--- BEGIN ---
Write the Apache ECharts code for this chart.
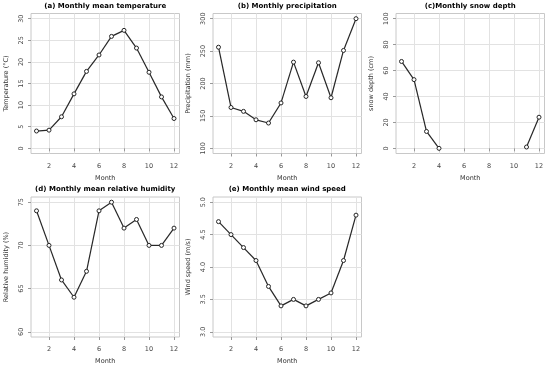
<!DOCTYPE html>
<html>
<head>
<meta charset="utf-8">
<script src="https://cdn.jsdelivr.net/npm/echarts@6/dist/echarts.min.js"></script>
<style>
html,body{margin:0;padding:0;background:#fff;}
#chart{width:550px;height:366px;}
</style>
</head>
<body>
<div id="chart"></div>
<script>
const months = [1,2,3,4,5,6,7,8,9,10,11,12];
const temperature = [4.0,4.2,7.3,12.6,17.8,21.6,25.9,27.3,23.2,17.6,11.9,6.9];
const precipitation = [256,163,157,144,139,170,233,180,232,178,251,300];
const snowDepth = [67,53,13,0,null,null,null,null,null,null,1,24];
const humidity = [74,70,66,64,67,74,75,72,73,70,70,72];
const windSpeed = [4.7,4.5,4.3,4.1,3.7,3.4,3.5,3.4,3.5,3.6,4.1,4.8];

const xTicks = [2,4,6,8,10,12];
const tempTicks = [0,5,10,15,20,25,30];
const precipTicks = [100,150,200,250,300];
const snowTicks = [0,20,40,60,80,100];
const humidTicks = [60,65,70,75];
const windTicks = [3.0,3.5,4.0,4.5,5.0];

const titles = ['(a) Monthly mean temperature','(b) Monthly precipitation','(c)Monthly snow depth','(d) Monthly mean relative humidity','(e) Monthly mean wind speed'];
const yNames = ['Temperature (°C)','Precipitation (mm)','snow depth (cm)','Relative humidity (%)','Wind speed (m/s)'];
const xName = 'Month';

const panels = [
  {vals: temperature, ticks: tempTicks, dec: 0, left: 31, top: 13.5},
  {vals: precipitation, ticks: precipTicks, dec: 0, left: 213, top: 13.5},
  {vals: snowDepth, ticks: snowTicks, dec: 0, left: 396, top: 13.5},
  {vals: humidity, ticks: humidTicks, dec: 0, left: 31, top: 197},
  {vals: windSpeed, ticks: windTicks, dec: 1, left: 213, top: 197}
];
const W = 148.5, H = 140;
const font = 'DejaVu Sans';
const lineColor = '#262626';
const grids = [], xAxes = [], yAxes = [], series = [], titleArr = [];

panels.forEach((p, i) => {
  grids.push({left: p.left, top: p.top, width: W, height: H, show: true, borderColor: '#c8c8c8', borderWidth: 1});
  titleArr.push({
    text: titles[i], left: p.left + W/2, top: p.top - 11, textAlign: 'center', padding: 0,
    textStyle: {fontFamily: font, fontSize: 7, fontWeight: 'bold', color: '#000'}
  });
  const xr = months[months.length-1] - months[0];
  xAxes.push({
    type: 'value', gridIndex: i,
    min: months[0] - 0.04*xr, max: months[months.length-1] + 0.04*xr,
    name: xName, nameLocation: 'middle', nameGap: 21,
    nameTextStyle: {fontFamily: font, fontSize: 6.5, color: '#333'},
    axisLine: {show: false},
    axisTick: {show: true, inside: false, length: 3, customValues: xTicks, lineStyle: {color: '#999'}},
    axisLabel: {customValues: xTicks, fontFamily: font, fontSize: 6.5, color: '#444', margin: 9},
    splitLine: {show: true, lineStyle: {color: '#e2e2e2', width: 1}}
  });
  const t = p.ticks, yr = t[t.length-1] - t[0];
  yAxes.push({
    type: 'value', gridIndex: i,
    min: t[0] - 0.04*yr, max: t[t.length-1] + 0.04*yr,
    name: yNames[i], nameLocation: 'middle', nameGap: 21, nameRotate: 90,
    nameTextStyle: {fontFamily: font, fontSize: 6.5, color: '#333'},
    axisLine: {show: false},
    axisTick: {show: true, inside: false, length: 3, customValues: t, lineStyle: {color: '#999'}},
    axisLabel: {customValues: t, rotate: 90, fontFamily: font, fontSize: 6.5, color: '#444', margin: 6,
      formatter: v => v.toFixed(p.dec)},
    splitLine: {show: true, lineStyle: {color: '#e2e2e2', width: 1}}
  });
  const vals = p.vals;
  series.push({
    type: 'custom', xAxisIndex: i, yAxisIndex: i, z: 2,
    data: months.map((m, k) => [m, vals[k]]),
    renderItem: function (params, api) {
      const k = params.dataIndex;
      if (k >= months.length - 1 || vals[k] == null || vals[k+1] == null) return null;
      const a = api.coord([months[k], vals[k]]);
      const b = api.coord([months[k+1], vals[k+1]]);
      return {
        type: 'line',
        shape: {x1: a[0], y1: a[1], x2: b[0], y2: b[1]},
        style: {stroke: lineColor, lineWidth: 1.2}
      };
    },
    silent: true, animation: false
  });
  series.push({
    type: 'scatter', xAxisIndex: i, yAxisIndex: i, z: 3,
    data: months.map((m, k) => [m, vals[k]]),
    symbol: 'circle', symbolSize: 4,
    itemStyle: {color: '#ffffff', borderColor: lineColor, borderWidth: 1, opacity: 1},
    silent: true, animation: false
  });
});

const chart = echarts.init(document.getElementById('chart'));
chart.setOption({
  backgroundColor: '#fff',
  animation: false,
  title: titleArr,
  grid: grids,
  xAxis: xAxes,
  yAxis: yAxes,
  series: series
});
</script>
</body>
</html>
--- END ---
Return the whole listing, word for word, and leave out every picture.

Write the Apache ECharts code for this chart.
<!DOCTYPE html>
<html>
<head>
<meta charset="utf-8">
<script src="https://cdn.jsdelivr.net/npm/echarts@6/dist/echarts.min.js"></script>
<style>
html,body{margin:0;padding:0;background:#fff;}
#chart{width:550px;height:366px;}
</style>
</head>
<body>
<div id="chart"></div>
<script>
const months = [1,2,3,4,5,6,7,8,9,10,11,12];
const temperature = [4.0,4.2,7.3,12.6,17.8,21.6,25.9,27.3,23.2,17.6,11.9,6.9];
const precipitation = [256,163,157,144,139,170,233,180,232,178,251,300];
const snowDepth = [67,53,13,0,null,null,null,null,null,null,1,24];
const humidity = [74,70,66,64,67,74,75,72,73,70,70,72];
const windSpeed = [4.7,4.5,4.3,4.1,3.7,3.4,3.5,3.4,3.5,3.6,4.1,4.8];

const xTicks = [2,4,6,8,10,12];
const tempTicks = [0,5,10,15,20,25,30];
const precipTicks = [100,150,200,250,300];
const snowTicks = [0,20,40,60,80,100];
const humidTicks = [60,65,70,75];
const windTicks = [3.0,3.5,4.0,4.5,5.0];

const titles = ['(a) Monthly mean temperature','(b) Monthly precipitation','(c)Monthly snow depth','(d) Monthly mean relative humidity','(e) Monthly mean wind speed'];
const yNames = ['Temperature (°C)','Precipitation (mm)','snow depth (cm)','Relative humidity (%)','Wind speed (m/s)'];
const xName = 'Month';

const panels = [
  {vals: temperature, ticks: tempTicks, dec: 0, left: 31, top: 13.5},
  {vals: precipitation, ticks: precipTicks, dec: 0, left: 213, top: 13.5},
  {vals: snowDepth, ticks: snowTicks, dec: 0, left: 396, top: 13.5},
  {vals: humidity, ticks: humidTicks, dec: 0, left: 31, top: 197},
  {vals: windSpeed, ticks: windTicks, dec: 1, left: 213, top: 197}
];
const W = 148.5, H = 140;
const font = 'DejaVu Sans';
const lineColor = '#262626';
const grids = [], xAxes = [], yAxes = [], series = [], titleArr = [];

panels.forEach((p, i) => {
  grids.push({left: p.left, top: p.top, width: W, height: H, show: true, borderColor: '#c8c8c8', borderWidth: 1});
  titleArr.push({
    text: titles[i], left: p.left + W/2, top: p.top - 11, textAlign: 'center', padding: 0,
    textStyle: {fontFamily: font, fontSize: 7, fontWeight: 'bold', color: '#000'}
  });
  const xr = months[months.length-1] - months[0];
  xAxes.push({
    type: 'value', gridIndex: i,
    min: months[0] - 0.04*xr, max: months[months.length-1] + 0.04*xr,
    name: xName, nameLocation: 'middle', nameGap: 21,
    nameTextStyle: {fontFamily: font, fontSize: 6.5, color: '#333'},
    axisLine: {show: false},
    axisTick: {show: true, inside: false, length: 3, customValues: xTicks, lineStyle: {color: '#999'}},
    axisLabel: {customValues: xTicks, fontFamily: font, fontSize: 6.5, color: '#444', margin: 9},
    splitLine: {show: true, lineStyle: {color: '#e2e2e2', width: 1}}
  });
  const t = p.ticks, yr = t[t.length-1] - t[0];
  yAxes.push({
    type: 'value', gridIndex: i,
    min: t[0] - 0.04*yr, max: t[t.length-1] + 0.04*yr,
    name: yNames[i], nameLocation: 'middle', nameGap: 21, nameRotate: 90,
    nameTextStyle: {fontFamily: font, fontSize: 6.5, color: '#333'},
    axisLine: {show: false},
    axisTick: {show: true, inside: false, length: 3, customValues: t, lineStyle: {color: '#999'}},
    axisLabel: {customValues: t, rotate: 90, fontFamily: font, fontSize: 6.5, color: '#444', margin: 6,
      formatter: v => v.toFixed(p.dec)},
    splitLine: {show: true, lineStyle: {color: '#e2e2e2', width: 1}}
  });
  const vals = p.vals;
  series.push({
    type: 'custom', xAxisIndex: i, yAxisIndex: i, z: 2,
    data: months.map((m, k) => [m, vals[k]]),
    renderItem: function (params, api) {
      const k = params.dataIndex;
      if (k >= months.length - 1 || vals[k] == null || vals[k+1] == null) return null;
      const a = api.coord([months[k], vals[k]]);
      const b = api.coord([months[k+1], vals[k+1]]);
      return {
        type: 'line',
        shape: {x1: a[0], y1: a[1], x2: b[0], y2: b[1]},
        style: {stroke: lineColor, lineWidth: 1.2}
      };
    },
    silent: true, animation: false
  });
  series.push({
    type: 'scatter', xAxisIndex: i, yAxisIndex: i, z: 3,
    data: months.map((m, k) => [m, vals[k]]),
    symbol: 'circle', symbolSize: 4,
    itemStyle: {color: '#ffffff', borderColor: lineColor, borderWidth: 1, opacity: 1},
    silent: true, animation: false
  });
});

const chart = echarts.init(document.getElementById('chart'));
chart.setOption({
  backgroundColor: '#fff',
  animation: false,
  title: titleArr,
  grid: grids,
  xAxis: xAxes,
  yAxis: yAxes,
  series: series
});
</script>
</body>
</html>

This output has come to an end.